Several limitations in this study deserve mention, most importantly that the bioinformatics analyses conducted were exploratory in nature and intended to computationally identify putative pathways selectively enriched in circulating leukocytes of children with PS. Since the sample size used in the transcriptional profiling experiments was relatively small, some of our findings may be falsely positive due to selection of pathways by random chance. These limitations, in conjunction with the fact that we have not confirmed the activation of enriched processes using focused functional studies, imply that our results are hypothesis-generating and will require a larger study for confirmatory purposes. Additionally, the relational network created from the enriched pathway analysis is limited by our current state of knowledge, and is therefore an incomplete representation of the underlying biology. Nevertheless, the finding of perturbations in glucose metabolism and insulin resistance among children with PS in the larger, follow-up cohort is intriguing and warrants further investigation. Another limitation of this study is that we have interrogated gene expression patterns of peripheral blood leukocytes and not assessed the effects of primary snoring in the transcriptome of target end-organs. Although innate and adaptive immunity play critical roles in the pathogenesis of obesity and metabolic dysregulation, our study design only allowed for “associating” gene expression patterns of circulating immune cells with metabolic parameters. Discovering a direct link between these compartments in habitually snoring children will require organ-specific functional studies in the future.

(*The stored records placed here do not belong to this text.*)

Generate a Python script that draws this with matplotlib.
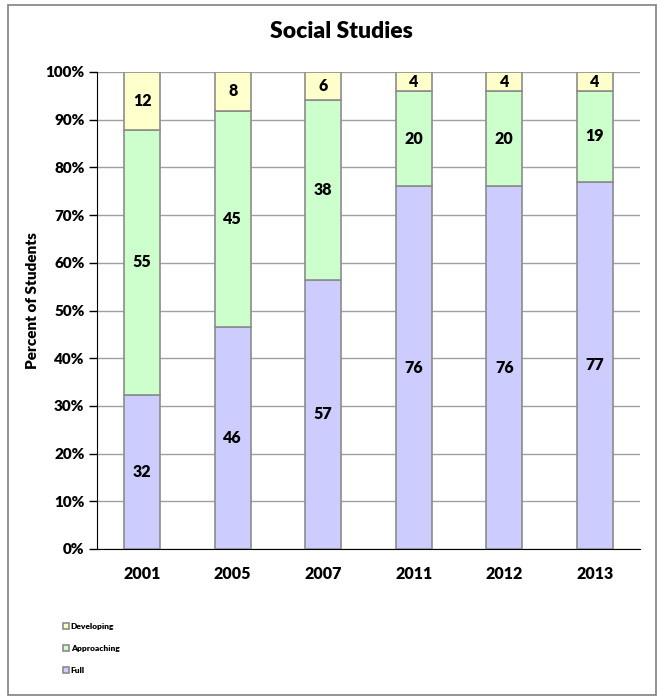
import numpy as np
import matplotlib
matplotlib.use("Agg")
import matplotlib.pyplot as plt
from matplotlib.patches import Rectangle

plt.rcParams['font.family'] = ['Lato', 'DejaVu Sans']
W = 'heavy'

years = ['2001', '2005', '2007', '2011', '2012', '2013']
full = [32, 46, 57, 76, 76, 77]
approaching = [55, 45, 38, 20, 20, 19]
developing = [12, 8, 6, 4, 4, 4]

series = [('Full', full, '#ccccff'),
          ('Approaching', approaching, '#ccffcc'),
          ('Developing', developing, '#ffffcc')]

tot = np.array(full) + np.array(approaching) + np.array(developing)

fig = plt.figure(figsize=(6.62, 7.0), dpi=100)
fig.patches.append(Rectangle((8/662, 5/700), 648/662, 690/700, transform=fig.transFigure,
                             fill=False, edgecolor='#808080', lw=1.2))
ax = fig.add_axes([97/662, 1 - 549/700, 543/662, 477/700])

x = np.arange(len(years))
bottom = np.zeros(len(years))
handles = []
for name, vals, col in series:
    pct = np.array(vals) / tot * 100
    b = ax.bar(x, pct, 0.4, bottom=bottom, color=col, edgecolor='#8c8c8c', lw=1.2,
               label=name, zorder=3)
    handles.append(b)
    for xi, bi, pi, v in zip(x, bottom, pct, vals):
        ax.text(xi, bi + pi / 2, str(v), ha='center', va='center',
                fontsize=11.5, fontweight=W, zorder=4)
    bottom += pct

ax.set_xlim(-0.5, len(years) - 0.5)
ax.set_ylim(0, 100)
ax.set_yticks(np.arange(0, 101, 10))
ax.set_yticklabels([f'{v}%' for v in range(0, 101, 10)], fontsize=11, fontweight=W)
ax.set_xticks(x)
ax.set_xticklabels(years, fontsize=11.5, fontweight=W)
ax.tick_params(axis='x', length=0, pad=12)
ax.tick_params(axis='y', length=6, width=1, direction='out', pad=3)
ax.grid(axis='y', color='#a0a0a0', lw=1, zorder=0)
ax.spines['top'].set_visible(False)
ax.spines['right'].set_visible(False)
ax.spines['left'].set_color('black')
ax.spines['bottom'].set_color('black')
ax.set_ylabel('Percent of Students', fontsize=11, fontweight=W)
ax.yaxis.set_label_coords(-0.107, 0.52)

fig.text(341/662, 1 - 32/700, 'Social Studies', ha='center', va='center',
         fontsize=16.5, fontweight=W)

leg = fig.legend(handles[::-1], [s[0] for s in series][::-1], loc='upper left',
                 bbox_to_anchor=(55/662, 1 - 615/700), frameon=False,
                 prop={'size': 6, 'weight': W}, handlelength=0.8,
                 handleheight=0.8, handletextpad=0.2, labelspacing=1.8)

fig.savefig('out.png', dpi=100)
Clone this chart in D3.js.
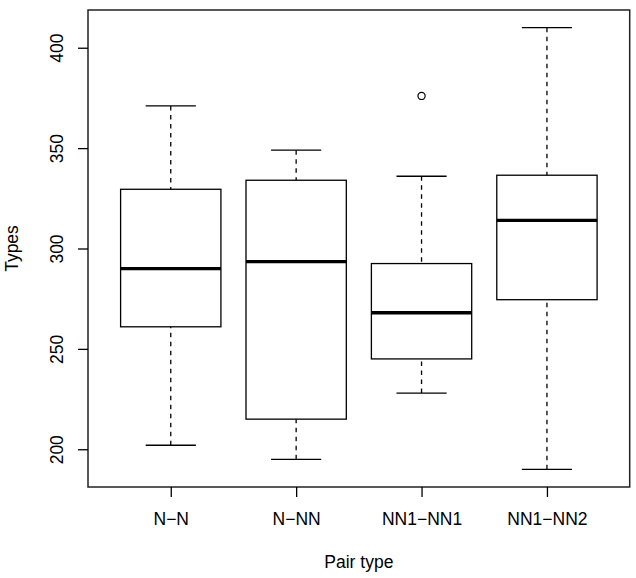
<!DOCTYPE html>
<html>
<head>
<meta charset="utf-8">
<script src="https://cdn.jsdelivr.net/npm/d3@7"></script>
<style>
  body { margin: 0; background: #fff; }
  text { font-family: "Liberation Sans", Arial, sans-serif; fill: #000; }
</style>
</head>
<body>
<script>
// box stats
var categories = ["N\u2212N", "N\u2212NN", "NN1\u2212NN1", "NN1\u2212NN2"];
var whiskerLow = [202, 195, 228, 190];
var q1 = [261, 215, 245, 274.5];
var median = [290, 293.5, 268, 314];
var q3 = [329.5, 334, 292.5, 336.5];
var whiskerHigh = [371, 349, 336, 410];
var outliers = [[], [], [376], []];
var yTicks = [200, 250, 300, 350, 400];

var W = 636, H = 578;
var margin = { left: 88, right: 629.7, top: 10, bottom: 487 };

var svg = d3.select("body").append("svg")
    .attr("width", W)
    .attr("height", H);

// R style: 4% padding around the data range
var x = d3.scaleLinear()
    .domain([0.34, categories.length + 0.66])
    .range([margin.left, margin.right]);

var y = d3.scaleLinear()
    .domain([181.2, 418.8])
    .range([margin.bottom, margin.top]);

var boxW = 0.8, capW = 0.4;

var data = categories.map(function (c, i) {
    return { name: c, pos: i + 1, lo: whiskerLow[i], q1: q1[i], med: median[i],
             q3: q3[i], hi: whiskerHigh[i], out: outliers[i] };
});

var g = svg.selectAll(".box").data(data).enter().append("g").attr("class", "box");

// whiskers (dashed, drawn from the end toward the box)
g.append("line")
    .attr("x1", function (d) { return x(d.pos) }).attr("x2", function (d) { return x(d.pos) })
    .attr("y1", function (d) { return y(d.hi) }).attr("y2", function (d) { return y(d.q3) })
    .attr("stroke", "#000").attr("stroke-width", 1.3).attr("stroke-dasharray", "4.5,4.5");
g.append("line")
    .attr("x1", function (d) { return x(d.pos) }).attr("x2", function (d) { return x(d.pos) })
    .attr("y1", function (d) { return y(d.lo) }).attr("y2", function (d) { return y(d.q1) })
    .attr("stroke", "#000").attr("stroke-width", 1.3).attr("stroke-dasharray", "4.5,4.5");

// caps
["hi", "lo"].forEach(function (k) {
    g.append("line")
        .attr("x1", function (d) { return x(d.pos - capW / 2) })
        .attr("x2", function (d) { return x(d.pos + capW / 2) })
        .attr("y1", function (d) { return y(d[k]) })
        .attr("y2", function (d) { return y(d[k]) })
        .attr("stroke", "#000").attr("stroke-width", 1.3);
});

// boxes
g.append("rect")
    .attr("x", function (d) { return x(d.pos - boxW / 2) })
    .attr("width", function (d) { return x(d.pos + boxW / 2) - x(d.pos - boxW / 2) })
    .attr("y", function (d) { return y(d.q3) })
    .attr("height", function (d) { return y(d.q1) - y(d.q3) })
    .attr("fill", "#fff").attr("stroke", "#000").attr("stroke-width", 1.3);

// medians
g.append("line")
    .attr("x1", function (d) { return x(d.pos - boxW / 2) })
    .attr("x2", function (d) { return x(d.pos + boxW / 2) })
    .attr("y1", function (d) { return y(d.med) })
    .attr("y2", function (d) { return y(d.med) })
    .attr("stroke", "#000").attr("stroke-width", 3.3);

// outliers
g.selectAll("circle").data(function (d) {
        return d.out.map(function (v) { return { pos: d.pos, v: v } });
    }).enter().append("circle")
    .attr("cx", function (d) { return x(d.pos) })
    .attr("cy", function (d) { return y(d.v) })
    .attr("r", 3.6)
    .attr("fill", "none").attr("stroke", "#000").attr("stroke-width", 1.2);

// frame
svg.append("rect")
    .attr("x", margin.left).attr("y", margin.top)
    .attr("width", margin.right - margin.left).attr("height", margin.bottom - margin.top)
    .attr("fill", "none").attr("stroke", "#222").attr("stroke-width", 1.5);

// y axis
var yAxis = svg.append("g")
    .attr("transform", "translate(" + margin.left + ",0)")
    .call(d3.axisLeft(y).tickValues(yTicks).tickSize(10).tickSizeOuter(0));
yAxis.select(".domain").remove();
yAxis.selectAll("line").attr("stroke", "#000").attr("stroke-width", 1.3);
yAxis.selectAll("text")
    .attr("x", null).attr("dy", null)
    .attr("transform", "translate(-25.3,0) rotate(-90)")
    .attr("text-anchor", "middle")
    .style("font-size", "17.5px")
    .style("font-family", "Liberation Sans, Arial, sans-serif");

// x axis
var xAxis = svg.append("g")
    .attr("transform", "translate(0," + margin.bottom + ")")
    .call(d3.axisBottom(x).tickValues([1, 2, 3, 4])
        .tickFormat(function (d) { return categories[d - 1] })
        .tickSize(10).tickSizeOuter(0));
xAxis.select(".domain").remove();
xAxis.selectAll("line").attr("stroke", "#000").attr("stroke-width", 1.3);
xAxis.selectAll("text")
    .attr("y", 38).attr("dy", null)
    .style("font-size", "17.5px")
    .style("font-family", "Liberation Sans, Arial, sans-serif");

// axis titles
svg.append("text")
    .attr("x", (margin.left + margin.right) / 2).attr("y", 567.5)
    .attr("text-anchor", "middle")
    .style("font-size", "17.5px")
    .text("Pair type");

svg.append("text")
    .attr("transform", "translate(17.6," + (margin.top + margin.bottom) / 2 + ") rotate(-90)")
    .attr("text-anchor", "middle")
    .style("font-size", "17.5px")
    .text("Types");
</script>
</body>
</html>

This work has a number of notable strengths. First, to our knowledge, it is the largest study of its kind assessing metabolic disturbances in a community-based cohort of children with primary snoring and matched controls.^51–60 Second, all subjects underwent meticulous demographic and polysomnographic evaluation before providing blood samples for comprehensive metabolic profiling. Third, the gene expression experiments were subjected to pathway-focused network analysis, yielding potentially novel insights into activated transcriptional programs in circulating white blood cells of children with primary snoring. Furthermore, we followed up on the relevance of the computationally identified pathways using a large independent cohort of children with PS.

Taken together, this study demonstrates that habitually snoring children without polysomnographic evidence of OSA do not have marked perturbations in their peripheral blood leukocyte transcriptome, lipid profiles, or markers of inflammation. However, there is selective enrichment of a number of metabolic pathways that are associated with subtle alterations in glucose metabolism and insulin resistance. Therefore, children with PS appear to fall closer to healthy non-snorers based on their transcriptional patterns, and yet also display evocative findings of mild dysregulation in glycemic homeostasis.

DISCLOSURE STATEMENT

This was not an industry supported study. Dr. Leila Kheirandish-Gozal has received research support from Merck. Dr. David Gozal has participated in speaking engagements for Merck and has consulted for Galleon Pharmaceuticals.

Figure S1

Principal components analysis (PCA) on the global expression profiles of children with and without primary snoring after stratification by race (only European and African ancestry shown). Consistent with our initial PCA findings that was based on all the subjects (manuscript Figure 1) no discernable expression pattern separated the primary snoring groups from the controls in each race.